The Austin, Texas-based company, which provided healthful packaged meals, posted a notice on its website that said, “It is with a heavy heart that we announce the closure of all our stores. We know that you have depended upon us to support your healthy habits, and we are deeply story for the inconvenience.”

My Fit Foods, which was founded in 2006, in Houston, shuttered locations in Austin, Dallas and Houston over the weekend, following closures earlier last week in Arizona, and last October in Chicago.

Calls to the company were referred to an email address, and the company did not respond to emailed questions by press time.

The landlord at the Preston Road and Royal Lane location in Dallas was changing locks on Monday and posting a “lock-out” notice that said the tenant’s monthly rent was delinquent.

The prepared healthful meals segment has seen growth and increased competition in the past several years as supermarkets also expanded their ready-to-eat offerings.

Like My Fit Foods, competitor Fitness Food Holdings Inc., parent to the Snap Kitchen chain, which is also based in Austin, was expanding into supermarket channels like Whole Foods for distribution, in addition to its own standalone retail stores. Last March, Snap Kitchen received an additional investment from private-equity firm L Catterton.

Snap Kitchen has 48 units in five cities, including Austin, Chicago, Dallas-Fort Worth, Houston and Philadelphia.

In September, My Fit Foods announced a new investment by the American Farm Bureau Federation.

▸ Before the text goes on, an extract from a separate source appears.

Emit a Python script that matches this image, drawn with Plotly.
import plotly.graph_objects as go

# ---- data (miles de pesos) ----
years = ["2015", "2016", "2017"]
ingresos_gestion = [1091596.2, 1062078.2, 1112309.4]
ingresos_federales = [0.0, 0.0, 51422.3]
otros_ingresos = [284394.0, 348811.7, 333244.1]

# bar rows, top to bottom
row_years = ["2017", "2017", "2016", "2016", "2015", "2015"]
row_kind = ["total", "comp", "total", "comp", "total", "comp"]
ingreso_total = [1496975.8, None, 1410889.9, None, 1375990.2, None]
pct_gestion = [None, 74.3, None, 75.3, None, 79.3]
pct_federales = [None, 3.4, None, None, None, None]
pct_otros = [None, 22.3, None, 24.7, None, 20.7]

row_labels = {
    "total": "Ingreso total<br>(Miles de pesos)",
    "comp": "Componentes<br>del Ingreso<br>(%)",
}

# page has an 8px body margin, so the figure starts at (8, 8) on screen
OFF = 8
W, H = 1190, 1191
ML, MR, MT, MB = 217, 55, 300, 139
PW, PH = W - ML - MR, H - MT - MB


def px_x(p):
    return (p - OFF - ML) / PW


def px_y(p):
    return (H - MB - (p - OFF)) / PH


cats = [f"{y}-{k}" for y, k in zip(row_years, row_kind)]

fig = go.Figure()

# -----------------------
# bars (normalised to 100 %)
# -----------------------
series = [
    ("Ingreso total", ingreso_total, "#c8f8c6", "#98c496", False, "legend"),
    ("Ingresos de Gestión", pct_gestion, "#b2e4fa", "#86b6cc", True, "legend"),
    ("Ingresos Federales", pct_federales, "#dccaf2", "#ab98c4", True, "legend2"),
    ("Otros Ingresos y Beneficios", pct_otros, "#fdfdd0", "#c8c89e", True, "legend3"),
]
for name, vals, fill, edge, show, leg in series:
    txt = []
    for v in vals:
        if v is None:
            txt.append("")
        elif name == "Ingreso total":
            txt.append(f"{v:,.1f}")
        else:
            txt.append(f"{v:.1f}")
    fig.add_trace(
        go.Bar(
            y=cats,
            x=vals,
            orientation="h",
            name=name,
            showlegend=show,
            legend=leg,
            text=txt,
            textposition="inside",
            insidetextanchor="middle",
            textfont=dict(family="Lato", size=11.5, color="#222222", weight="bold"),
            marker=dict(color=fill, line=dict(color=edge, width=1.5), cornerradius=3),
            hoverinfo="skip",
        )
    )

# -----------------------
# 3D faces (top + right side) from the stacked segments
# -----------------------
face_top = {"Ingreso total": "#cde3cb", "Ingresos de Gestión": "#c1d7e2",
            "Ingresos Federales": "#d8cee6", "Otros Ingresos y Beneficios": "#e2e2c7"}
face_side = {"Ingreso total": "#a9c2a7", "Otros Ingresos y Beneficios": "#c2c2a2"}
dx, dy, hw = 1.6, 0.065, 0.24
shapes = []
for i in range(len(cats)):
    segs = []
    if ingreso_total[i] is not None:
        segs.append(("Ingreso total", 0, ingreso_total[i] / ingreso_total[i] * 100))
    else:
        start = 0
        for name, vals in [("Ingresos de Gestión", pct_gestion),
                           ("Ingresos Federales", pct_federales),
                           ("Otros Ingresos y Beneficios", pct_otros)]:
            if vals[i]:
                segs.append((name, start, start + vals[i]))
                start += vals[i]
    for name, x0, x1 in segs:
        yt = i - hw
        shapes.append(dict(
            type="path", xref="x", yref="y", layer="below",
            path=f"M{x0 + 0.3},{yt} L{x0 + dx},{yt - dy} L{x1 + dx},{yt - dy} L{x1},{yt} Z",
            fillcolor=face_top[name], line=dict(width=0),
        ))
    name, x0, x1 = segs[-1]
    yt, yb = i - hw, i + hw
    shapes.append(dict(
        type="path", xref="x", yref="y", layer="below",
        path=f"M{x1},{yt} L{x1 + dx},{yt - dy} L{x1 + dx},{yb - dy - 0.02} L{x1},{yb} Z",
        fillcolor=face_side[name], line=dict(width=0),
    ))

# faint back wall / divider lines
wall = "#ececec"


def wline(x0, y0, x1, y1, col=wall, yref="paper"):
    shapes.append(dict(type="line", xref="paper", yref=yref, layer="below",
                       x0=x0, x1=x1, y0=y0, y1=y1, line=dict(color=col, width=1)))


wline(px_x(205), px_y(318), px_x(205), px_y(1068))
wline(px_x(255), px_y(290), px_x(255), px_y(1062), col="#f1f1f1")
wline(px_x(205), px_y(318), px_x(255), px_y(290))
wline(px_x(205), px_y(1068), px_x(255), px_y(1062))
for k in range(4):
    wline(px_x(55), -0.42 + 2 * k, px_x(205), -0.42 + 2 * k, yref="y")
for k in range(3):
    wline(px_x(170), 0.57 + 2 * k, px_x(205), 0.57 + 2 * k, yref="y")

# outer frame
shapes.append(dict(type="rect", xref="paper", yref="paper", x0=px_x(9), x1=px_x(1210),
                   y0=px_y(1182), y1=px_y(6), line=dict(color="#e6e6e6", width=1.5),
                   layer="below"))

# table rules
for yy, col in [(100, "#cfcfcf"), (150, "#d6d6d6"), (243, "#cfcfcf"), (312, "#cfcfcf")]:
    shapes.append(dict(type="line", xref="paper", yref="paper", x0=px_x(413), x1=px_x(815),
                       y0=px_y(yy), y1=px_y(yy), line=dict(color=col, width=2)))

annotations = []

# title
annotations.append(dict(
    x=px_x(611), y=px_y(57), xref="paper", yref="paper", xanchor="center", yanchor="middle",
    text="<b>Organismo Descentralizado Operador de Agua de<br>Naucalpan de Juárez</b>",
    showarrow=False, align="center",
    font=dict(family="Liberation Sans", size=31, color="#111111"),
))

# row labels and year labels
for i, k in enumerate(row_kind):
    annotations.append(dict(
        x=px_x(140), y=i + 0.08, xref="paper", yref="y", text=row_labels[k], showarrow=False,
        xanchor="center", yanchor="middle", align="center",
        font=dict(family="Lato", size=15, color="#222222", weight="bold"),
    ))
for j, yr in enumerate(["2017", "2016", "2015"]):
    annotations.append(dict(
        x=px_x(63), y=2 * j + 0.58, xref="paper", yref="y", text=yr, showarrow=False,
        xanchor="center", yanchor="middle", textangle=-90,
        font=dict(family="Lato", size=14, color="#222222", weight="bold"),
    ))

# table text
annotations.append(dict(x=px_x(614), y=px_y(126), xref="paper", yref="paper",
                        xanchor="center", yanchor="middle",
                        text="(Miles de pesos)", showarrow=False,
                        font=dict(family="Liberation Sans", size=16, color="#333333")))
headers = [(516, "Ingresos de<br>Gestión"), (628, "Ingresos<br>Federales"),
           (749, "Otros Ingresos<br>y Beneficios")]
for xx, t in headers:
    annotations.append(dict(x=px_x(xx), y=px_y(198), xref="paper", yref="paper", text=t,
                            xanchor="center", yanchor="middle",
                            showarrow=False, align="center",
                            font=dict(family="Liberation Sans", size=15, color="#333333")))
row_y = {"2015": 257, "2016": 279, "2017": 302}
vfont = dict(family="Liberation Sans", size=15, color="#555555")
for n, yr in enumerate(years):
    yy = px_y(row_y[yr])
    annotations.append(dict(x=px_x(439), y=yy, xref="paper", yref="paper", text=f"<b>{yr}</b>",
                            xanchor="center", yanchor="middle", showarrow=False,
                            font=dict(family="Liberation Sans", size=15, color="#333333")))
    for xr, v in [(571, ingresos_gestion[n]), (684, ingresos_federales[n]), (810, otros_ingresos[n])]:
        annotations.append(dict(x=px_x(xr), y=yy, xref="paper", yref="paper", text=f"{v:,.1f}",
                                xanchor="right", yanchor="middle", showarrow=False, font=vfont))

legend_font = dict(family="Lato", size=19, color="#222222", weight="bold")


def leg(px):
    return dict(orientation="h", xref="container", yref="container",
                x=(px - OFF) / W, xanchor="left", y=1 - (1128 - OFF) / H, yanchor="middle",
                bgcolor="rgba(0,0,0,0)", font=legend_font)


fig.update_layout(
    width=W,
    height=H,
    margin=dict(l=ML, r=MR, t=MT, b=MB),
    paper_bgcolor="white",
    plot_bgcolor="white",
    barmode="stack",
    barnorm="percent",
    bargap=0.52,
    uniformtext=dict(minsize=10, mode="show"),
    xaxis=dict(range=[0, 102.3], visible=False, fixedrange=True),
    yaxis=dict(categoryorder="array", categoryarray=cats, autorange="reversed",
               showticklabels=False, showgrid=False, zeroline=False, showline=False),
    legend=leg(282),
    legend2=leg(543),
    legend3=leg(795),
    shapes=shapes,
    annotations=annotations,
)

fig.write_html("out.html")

“The investment will support My Fit Foods' growth strategy to pursue partnerships with the nation's premier grocery retailers,” the company said in a press release at the time.

The Farm Bureau, a national federation of farmers and ranchers, joined Los Angeles-based Marlin Equity Partners, which took a stake in My Fit Foods in July 2016, as investors in the Austin-based healthful-meals concept. 

TSG Consumer Partners LLC, which had invested in My Fit Foods in January 2013, had sold its interest, a spokesperson said at the time.

David Goronkin, CEO of My Fit Foods at the time, said the Farm Bureau investment “positions us to easily expand the availability of My Fit Foods, while working directly with the American farming community."